EDITED BY HANS WALTER GABLER WITH INTRODUCTIONS BY SCARLETT BARON AND JOHN BANVILLE
In this powerfully influential series of short stories, James Joyce captures uneasy souls, shabby lives and innocent minds in the dark streets and homes of his native city. In doing so, he conjures uncertainties and desires, illumines moments of joy and sorrow otherwise lost in private memory, and pierces the many mysteries at the heart of things.
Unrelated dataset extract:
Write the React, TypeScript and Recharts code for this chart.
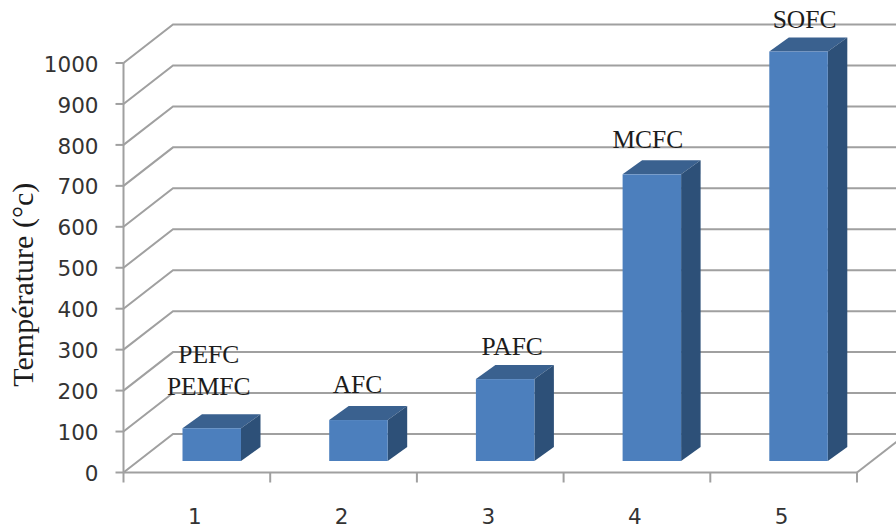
import { Bar, BarChart, CartesianGrid, XAxis, YAxis } from "recharts";

const categories = ["1", "2", "3", "4", "5"];
const temperatures = [80, 100, 200, 700, 1000];
const cellTypes = [["PEFC", "PEMFC"], ["AFC"], ["PAFC"], ["MCFC"], ["SOFC"]];
const yTicks = [0, 100, 200, 300, 400, 500, 600, 700, 800, 900, 1000];

const data = categories.map((name, i) => ({ name, temperature: temperatures[i] }));

const WIDTH = 896;
const HEIGHT = 529;
const MARGIN_TOP = 63;
const AXIS_WIDTH = 123.5;
const MARGIN_RIGHT = 39;
const XAXIS_HEIGHT = 56.5;
const PLOT_WIDTH = WIDTH - AXIS_WIDTH - MARGIN_RIGHT;
const FLOOR_Y = HEIGHT - XAXIS_HEIGHT;
const BAND = PLOT_WIDTH / categories.length;

// depth of the fake 3D box: walls, then the columns standing inside it
const WALL_DX = 49.5;
const WALL_DY = -38.5;
const BAR_DX = 15;
const BAR_DY = -11.5;
const DEPTH_DX = 19.5;
const DEPTH_DY = -14;

// hand placed labels, relative to the column's front face
const labelNudge = [
  [-3, -33],
  [-1, -27],
  [7, -24],
  [-4, -26],
  [6, -24],
];

const GREY = "#a0a0a0";
const LINE_WIDTH = 2;
const SANS = "'DejaVu Sans', sans-serif";
const SERIF = "'Liberation Serif', serif";

function GridLine(props: any) {
  const { x1, y1, x2 } = props;
  const isFloor = Math.abs(y1 - FLOOR_Y) < 1;
  return (
    <g key={`grid-${y1}`} fill="none" stroke={GREY} strokeWidth={LINE_WIDTH}>
      <path d={`M${x1},${y1} L${x1 + WALL_DX},${y1 + WALL_DY} L${x2 + WALL_DX},${y1 + WALL_DY}`} />
      {isFloor && <path d={`M${x2},${y1} L${x2 + WALL_DX},${y1 + WALL_DY}`} />}
    </g>
  );
}

function Column(props: any) {
  const { x, y, width, height, index } = props;
  const left = x + BAR_DX;
  const top = y + BAR_DY;
  const right = left + width;
  const bottom = top + height;
  const labels: string[] = cellTypes[index];
  const [nudgeX, nudgeY] = labelNudge[index];
  return (
    <g>
      <path
        d={`M${left},${top} L${left + DEPTH_DX},${top + DEPTH_DY} L${right + DEPTH_DX},${top + DEPTH_DY} L${right},${top} Z`}
        fill="#3a618f"
      />
      <path
        d={`M${right},${top} L${right + DEPTH_DX},${top + DEPTH_DY} L${right + DEPTH_DX},${bottom + DEPTH_DY} L${right},${bottom} Z`}
        fill="#2d5078"
      />
      <rect x={left} y={top} width={width} height={height} fill="#4c7fbd" />
      {labels.map((text, i) => (
        <text
          key={text}
          x={left + width / 2 + nudgeX}
          y={top + nudgeY - (labels.length - 1 - i) * 32}
          textAnchor="middle"
          fontFamily={SERIF}
          fontSize={25.5}
          fill="#1c1c1c"
        >
          {text}
        </text>
      ))}
    </g>
  );
}

// category axis of a 3D column chart: tick marks sit on the band edges
function CategoryTick(props: any) {
  const { x, y, payload, index } = props;
  const edge = x - BAND / 2;
  return (
    <g>
      <line x1={edge} y1={y} x2={edge} y2={y + 10} stroke={GREY} strokeWidth={LINE_WIDTH} />
      {index === categories.length - 1 && (
        <line x1={edge + BAND} y1={y} x2={edge + BAND} y2={y + 10} stroke={GREY} strokeWidth={LINE_WIDTH} />
      )}
      <text x={x - 2} y={y + 51} textAnchor="middle" fontFamily={SANS} fontSize={21.5} fill="#333">
        {payload.value}
      </text>
    </g>
  );
}

export default function App() {
  return (
    <div style={{ position: "absolute", left: 0, top: 0, width: WIDTH, height: HEIGHT, background: "#fff" }}>
      <BarChart
        width={WIDTH}
        height={HEIGHT}
        data={data}
        barSize={58.5}
        margin={{ top: MARGIN_TOP, right: MARGIN_RIGHT, bottom: 0, left: 0 }}
      >
        <CartesianGrid vertical={false} horizontal={GridLine} syncWithTicks />
        <XAxis
          dataKey="name"
          height={XAXIS_HEIGHT}
          interval={0}
          tickLine={false}
          tickSize={0}
          tickMargin={0}
          axisLine={{ stroke: GREY, strokeWidth: LINE_WIDTH }}
          tick={CategoryTick}
        />
        <YAxis
          width={AXIS_WIDTH}
          domain={[0, 1000]}
          ticks={yTicks}
          interval={0}
          tickSize={8}
          tickMargin={17}
          axisLine={{ stroke: GREY, strokeWidth: LINE_WIDTH }}
          tickLine={{ stroke: GREY, strokeWidth: LINE_WIDTH }}
          tick={{ fontFamily: SANS, fontSize: 21.5, fill: "#333", dy: 1 }}
          label={{
            value: "Température (°c)",
            angle: -90,
            position: "insideLeft",
            offset: 0,
            dx: 22,
            dy: 17,
            style: { fontFamily: SERIF, fontSize: 30, fill: "#1c1c1c", textAnchor: "middle" },
          }}
        />
        <Bar dataKey="temperature" shape={Column} isAnimationActive={false} />
      </BarChart>
    </div>
  );
}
James Augustine Aloysius Joyce was born on 2 February 1882 in Rathgar, Dublin and educated at Jesuit schools before attending University College, Dublin. After graduating, he left Ireland for Paris, at first to study medicine, but returned home after a year when his mother became ill. Joyce struggled to make a living in Dublin, and soon left the country again, this time in the company of Nora Barnacle, who would be his life-long companion and mother of his two children. Settling in Trieste, Joyce taught English and began once more to write. He published a volume of verse, Chamber Music in 1907, which was followed by Dubliners in 1914, and A Portrait of the Artist as a Young Man, which was published serially in the Egoist magazine. These works won Joyce the attention of Ezra Pound, and through Pound, the patronage of publisher Harriet Shaw Weaver. In 1920, Joyce moved to Paris, where he began writing Ulysses, though by now suffering severe difficulties with his sight. Ulysses was published in 1922, and was celebrated as a work of immense literary importance by writers such as T.S.Eliot and Hemingway. It was followed by Finnegan's Wake, published in its completed form in 1939. Joyce and his family fled the German occupation of France by moving to Zurich in 1940, but his health rapidly worsened, and he died on 13 January 1941.